How to say no:
The word no! It’s one of my favorites, to be honest. To some it’s taboo and off limits; never to be uttered no matter how inconvenient it makes their life.
My blog today is about how to say no. It is vital to your mental, physical, spiritual and emotional health to say no at the appropriate times.
The thing that drives us to constantly say YES is basically pride. You want people to see you as being able to do things. You want people to see you as someone who is helpful and giving and capable of doing everything. That’s fine…to a point. On the flip side of that, we often want people to see us better than we feel that we are. Some days I feel like a terrible mother so when people ask me to babysit, I feel the compulsion to say yes; even though, self-admittedly, it’s not my favorite thing to do. Surely if someone else trusts me with their kids then I must be better, at being a mom, than I feel I am.

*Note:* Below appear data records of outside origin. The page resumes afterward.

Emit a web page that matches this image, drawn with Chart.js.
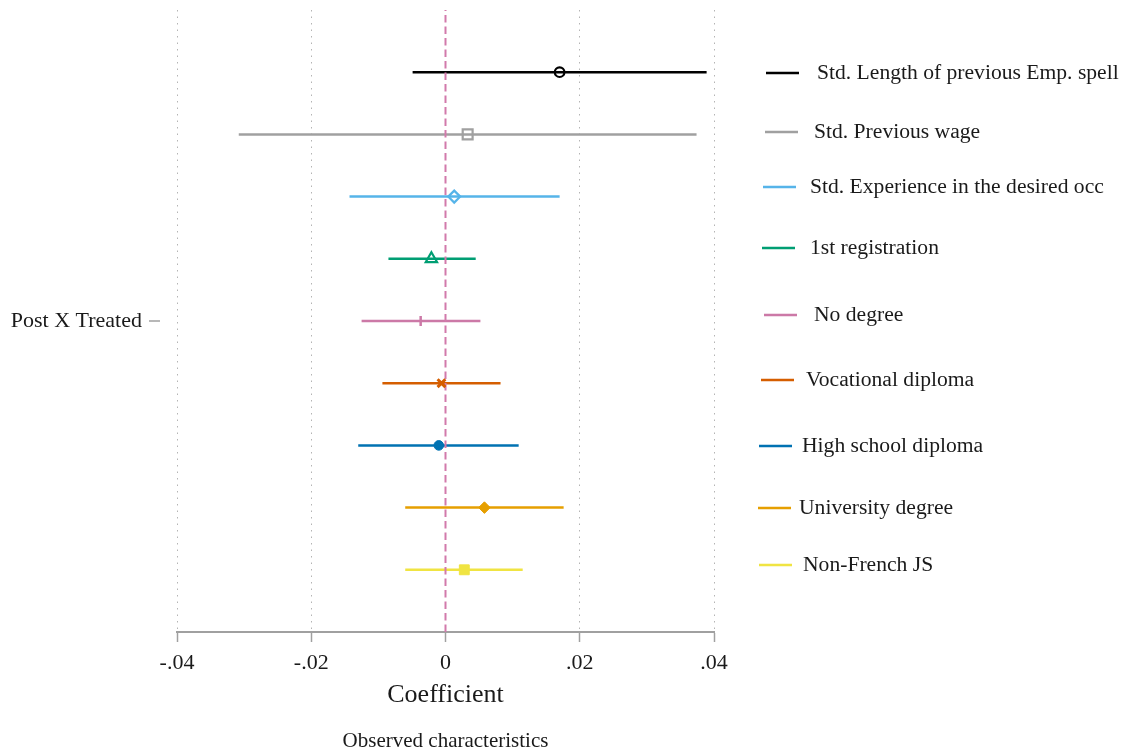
<!DOCTYPE html>
<html>
<head>
<meta charset="utf-8">
<title>Post X Treated - observed characteristics</title>
<script src="https://cdn.jsdelivr.net/npm/chart.js@4.4.1/dist/chart.umd.min.js"></script>
<style>
  html, body { margin: 0; padding: 0; background: #fff; }
  #chart { display: block; }
</style>
</head>
<body>
<canvas id="chart" width="1128" height="755"></canvas>
<script>
// coefficient estimates with 95% CI, one row per characteristic
const labels = [
  'Std. Length of previous Emp. spell',
  'Std. Previous wage',
  'Std. Experience in the desired occ',
  '1st registration',
  'No degree',
  'Vocational diploma',
  'High school diploma',
  'University degree',
  'Non-French JS'
];
const coef   = [0.0170, 0.0033, 0.0013, -0.0021, -0.0037, -0.0006, -0.0010, 0.0058, 0.0028];
const ciLow  = [-0.0049, -0.0308, -0.0143, -0.0085, -0.0125, -0.0094, -0.0130, -0.0060, -0.0060];
const ciHigh = [0.0389, 0.0374, 0.0170, 0.0045, 0.0052, 0.0082, 0.0109, 0.0176, 0.0115];
const xTicks = [-0.04, -0.02, 0, 0.02, 0.04];

const colors = ['#000000', '#a0a0a0', '#56b4e9', '#009e73', '#cc79a7', '#d55e00', '#0072b2', '#e69f00', '#f0e442'];
const markers = [
  { style: 'circle',   r: 4.8, fill: false, bw: 2.2 },
  { style: 'rect',     r: 7,   fill: false, bw: 2.2 },
  { style: 'rectRot',  r: 6,   fill: false, bw: 2.2 },
  { style: 'triangle', r: 6.5, fill: false, bw: 2.2 },
  { style: 'line',     r: 5,   fill: false, bw: 2.5, rot: 90 },
  { style: 'crossRot', r: 5.5, fill: false, bw: 3 },
  { style: 'circle',   r: 4.8, fill: true,  bw: 1 },
  { style: 'rectRot',  r: 5.8, fill: true,  bw: 1 },
  { style: 'rect',     r: 7,   fill: true,  bw: 1 }
];
// legend swatch start x, y and text x
const legendPos = [
  [766, 73, 817], [765, 132, 814], [763, 187, 810], [762, 248, 810], [764, 315, 814],
  [761, 380, 806], [759, 446, 802], [758, 508, 799], [759, 565, 803]
];

const FONT = "'Liberation Serif', 'DejaVu Serif', serif";
const rowY = i => (labels.length - 1) / 2 - i;

let datasets = [];
labels.forEach(function (lab, i) {
  datasets.push({
    label: lab + ' CI',
    data: [{ x: ciLow[i], y: rowY(i) }, { x: ciHigh[i], y: rowY(i) }],
    showLine: true,
    borderColor: colors[i],
    borderWidth: 2.5,
    pointRadius: 0,
    order: 3
  });
});
datasets.push({
  label: 'zero',
  data: [{ x: 0, y: -5 }, { x: 0, y: 5.2 }],
  showLine: true,
  borderColor: '#d27aab',
  borderWidth: 2,
  borderDash: [7.5, 4],
  pointRadius: 0,
  order: 2
});
labels.forEach(function (lab, i) {
  const m = markers[i];
  datasets.push({
    label: lab,
    data: [{ x: coef[i], y: rowY(i) }],
    pointStyle: m.style,
    pointRadius: m.r,
    pointRotation: m.rot || 0,
    pointBorderWidth: m.bw,
    pointBorderColor: colors[i],
    pointBackgroundColor: m.fill ? colors[i] : 'rgba(0,0,0,0)',
    order: 1
  });
});

const extras = {
  id: 'extras',
  afterDraw(chart) {
    const ctx = chart.ctx;
    const xs = chart.scales.x, ys = chart.scales.y;
    ctx.save();
    // small tick next to the row label
    const y0 = ys.getPixelForValue(0);
    ctx.strokeStyle = '#a0a0a0';
    ctx.lineWidth = 1.5;
    ctx.beginPath();
    ctx.moveTo(149, y0);
    ctx.lineTo(160, y0);
    ctx.stroke();

    // legend
    ctx.font = '21.6px ' + FONT;
    ctx.textBaseline = 'middle';
    ctx.textAlign = 'left';
    labels.forEach(function (lab, i) {
      const p = legendPos[i];
      ctx.strokeStyle = colors[i];
      ctx.lineWidth = 2.5;
      ctx.beginPath();
      ctx.moveTo(p[0], p[1]);
      ctx.lineTo(p[0] + 33, p[1]);
      ctx.stroke();
      ctx.fillStyle = '#1a1a1a';
      ctx.fillText(lab, p[2], p[1] + 0.5);
    });

    // axis titles
    const cx = (xs.left + xs.right) / 2;
    ctx.textAlign = 'center';
    ctx.fillStyle = '#1a1a1a';
    ctx.font = '26px ' + FONT;
    ctx.fillText('Coefficient', cx, 695);
    ctx.font = '21px ' + FONT;
    ctx.fillText('Observed characteristics', cx, 741);
    ctx.restore();
  }
};

new Chart(document.getElementById('chart'), {
  type: 'scatter',
  data: { datasets: datasets },
  options: {
    responsive: false,
    animation: false,
    devicePixelRatio: 1,
    layout: { padding: { top: 10, right: 414, bottom: 0, left: 0 } },
    plugins: {
      legend: { display: false },
      tooltip: { enabled: false }
    },
    scales: {
      x: {
        type: 'linear',
        min: -0.04,
        max: 0.04,
        afterBuildTicks: function (scale) {
          scale.ticks = xTicks.map(v => ({ value: v }));
        },
        afterFit: function (scale) { scale.height = 123; },
        border: { display: true, color: '#a0a0a0', width: 2, dash: [1.5, 5] },
        grid: {
          color: c => (c.tick && Math.abs(c.tick.value) < 1e-9) ? 'rgba(0,0,0,0)' : '#b4b4b4',
          lineWidth: 1,
          tickLength: 10,
          tickColor: '#a0a0a0',
          tickWidth: 1.5,
          tickBorderDash: []
        },
        ticks: {
          padding: 8,
          color: '#1a1a1a',
          font: { family: FONT, size: 22 },
          callback: function (v) {
            const r = Math.round(v * 100) / 100;
            if (r === 0) return '0';
            return (r < 0 ? '-' : '') + Math.abs(r).toFixed(2).replace(/^0/, '');
          }
        }
      },
      y: {
        type: 'linear',
        min: -5,
        max: 5,
        afterBuildTicks: function (scale) { scale.ticks = [{ value: 0 }]; },
        afterFit: function (scale) {
          scale.width = 177;
          scale.paddingTop = 0;
          scale.paddingBottom = 0;
        },
        border: { display: false },
        grid: { display: false },
        ticks: {
          padding: 27,
          color: '#1a1a1a',
          font: { family: FONT, size: 22 },
          callback: () => 'Post X Treated'
        }
      }
    }
  },
  plugins: [extras]
});
</script>
</body>
</html>
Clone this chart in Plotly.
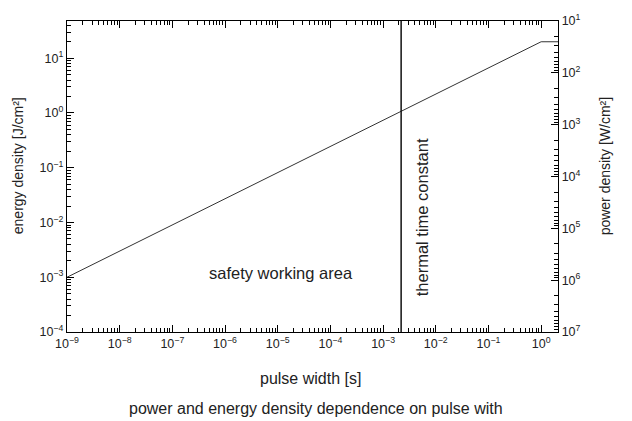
import plotly.graph_objects as go

# ---- data ----
pulse_width = [1e-9, 1.0, 2.1]          # s
energy_density = [1e-3, 20.0, 20.0]     # J/cm^2
thermal_time_constant = 2.2e-3          # s
x_decades = [-9, -8, -7, -6, -5, -4, -3, -2, -1, 0]
y_decades = [-4, -3, -2, -1, 0, 1]
y2_decades = [1, 2, 3, 4, 5, 6, 7]
x_log_range = [-9, 0.32]
y_log_range = [-4, 1.68]
y2_log_range = [7, 1]                   # power density axis, reversed

x_title = "pulse width [s]"
y_title = "energy density [J/cm²]"
y2_title = "power density [W/cm²]"
caption = "power and energy density dependence on pulse with"
area_label = "safety working area"
tau_label = "thermal time constant"

FONT = "Liberation Sans, Arial, sans-serif"
TXT = "#222222"


def sup(e):
    s = str(e).replace("-", "\u2212")
    return f"10<sup>{s}</sup>"


def all_ticks(decades):
    vals, text = [], []
    for k in range(min(decades) - 1, max(decades) + 1):
        for m in range(1, 10):
            if m == 1 and k not in decades:
                continue
            vals.append(m * 10.0 ** k)
            text.append(sup(k) if m == 1 else " ")
    return vals, text


fig = go.Figure()
fig.add_trace(go.Scatter(x=pulse_width, y=energy_density, mode="lines",
                         line=dict(color="#333333", width=1), hoverinfo="skip",
                         showlegend=False))
fig.add_trace(go.Scatter(x=[thermal_time_constant, thermal_time_constant],
                         y=[10 ** y_log_range[0], 10 ** y_log_range[1]], mode="lines",
                         line=dict(color="#111111", width=1.5), hoverinfo="skip",
                         showlegend=False))
for xa, ya in [("x", "y2"), ("x2", "y"), ("x", "y3"), ("x", "y4")]:
    fig.add_trace(go.Scatter(x=[], y=[], xaxis=xa, yaxis=ya, showlegend=False,
                             hoverinfo="skip"))


def minor_axis(decades, rng, **kw):
    vals, text = all_ticks(decades)
    return dict(type="log", range=rng, showgrid=False, zeroline=False, showline=True,
                linecolor="black", linewidth=1.3, ticks="inside", ticklen=4,
                tickwidth=1.1, tickcolor="black", tickangle=0,
                tickmode="array", tickvals=vals, ticktext=text,
                tickfont=dict(family=FONT, size=12.5, color=TXT), **kw)


def major_axis(decades, rng, **kw):
    return dict(type="log", range=rng, showgrid=False, zeroline=False, showline=False,
                ticks="inside", ticklen=7, tickwidth=1.2, tickcolor="black",
                tickmode="array", tickvals=[10.0 ** d for d in decades],
                showticklabels=False, **kw)


fig.update_layout(
    width=632, height=421,
    margin=dict(l=67, r=74, t=15, b=89),
    paper_bgcolor="white", plot_bgcolor="white",
    font=dict(family=FONT, color=TXT),
    xaxis=minor_axis(x_decades, x_log_range, mirror="ticks"),
    xaxis2=major_axis(x_decades, x_log_range, overlaying="x", mirror="ticks",
                      side="bottom", anchor="y"),
    yaxis=minor_axis(y_decades, y_log_range),
    yaxis3=major_axis(y_decades, y_log_range, overlaying="y", side="left", anchor="x"),
    yaxis2=minor_axis(y2_decades, y2_log_range, overlaying="y", side="right", anchor="x"),
    yaxis4=major_axis(y2_decades, y2_log_range, overlaying="y", side="right", anchor="x"),
)

ann = [
    dict(text=y_title, x=-0.1, y=0.536, textangle=-90, size=14),
    dict(text=y2_title, x=1.096, y=0.533, textangle=-90, size=14),
    dict(text=x_title, x=0.495, y=-0.151, textangle=0, size=16),
    dict(text=caption, x=0.507, y=-0.246, textangle=0, size=16),
    dict(text=area_label, x=0.436, y=0.189, textangle=0, size=16.5),
    dict(text=tau_label, x=0.723, y=0.369, textangle=-90, size=16.5),
]
for a in ann:
    fig.add_annotation(text=a["text"], xref="paper", yref="paper", x=a["x"], y=a["y"],
                       xanchor="center", yanchor="middle", textangle=a["textangle"],
                       showarrow=False, font=dict(family=FONT, size=a["size"], color=TXT))

fig.write_html("out.html")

There are many good reasons to say yes and I’ll expand on that in a moment. But I will tell you a phrase that I had drilled into me by my parents. Frankly, I heard it so much it became annoying until I truly understood what it meant. “The need is NOT the call”. Just because there is a need out there somewhere does not mean that it’s your responsibility to fulfill that need. Now I know this sounds calloused but hear me out. Are you constantly sacrificing your sanity, health and time with your family because you just can’t say no? If your answer is yes, that’s a problem. Think of it this way. If you’re constantly saying YES for the wrong reasons (PRIDE) and huge aspects of your life are suffering, there is a HUGE problem. You have to explore the possibility that you might be robbing someone else of the blessing of serving or stepping up. Do we really want to be guilty of robbing someone else of a blessing because of our PRIDE?! I think not.
There are things that arise in our life where we obviously feel the gentle nudging of the Lord to step in and handle. There are also those things that arise where we seek the Lord’s will and we get an answer on whether we should step in and fulfill the need there. I’m not talking about these types of things, however, not to their fullest extent. There are those people who minister so much that they never leave time to be fed by the word of God. There are those occasions where being a pew warmer for a few weeks is ok! You need to be fed also! You can’t feed others if you are not fed regularly and fed well!
What I’m more referring to here is a boss who always asks you to work the extra shifts, that one lady who asks you to babysit with 5 hours (or less) notice, the family member who suggests coming over for dinner in 20 minutes. It’s ok to say no and put your family first. Also, it’s very ok to offend people in order to protect the sacred little time we have with our families. I’m one of the folks that don’t mind offending people (not that I try too); especially if it’s because I’m putting my sanity, health or family first. The Bible is very clear that the base unit for humanity is the family. When women were first allowed to vote the world lost the familial structure and everything became about self… (insert the phenomena of the “selfie” here).
I think we live in a world of “busy, busy, busy, go, go go, do, do, do”. Do you think we can hear the Lord’s still small voice when our worlds are so busy and so LOUD? We don’t take the time to listen to anything or anyone, much less the Lord! That’s apparent by our spiritual lives most of the time. So let me ask you this if we don’t have the time or sensitivity to listen to the Lord why do we think we have adequate times to listen to our families? Or to the Pastor at church?
This is why saying no can be so vital to our existence. If we can’t quiet our lives to be sensitive to the Lord we can’t hear what He is saying obviously. This is a huge problem. We should be seeking His will and His direction for our lives. By doing this, and saying NO we are able to focus more time on our family unit and making sure that our family is following the Lord as it should be.
Practice saying no. Practice saying no without feeling like you have to give a detailed account of why you’re saying no. It will take a while to get over the guilt you have in declining a request, but as I said above, “the need is NOT the call”. SET YOUR BOUNDARIES. Set them often and set them firmly.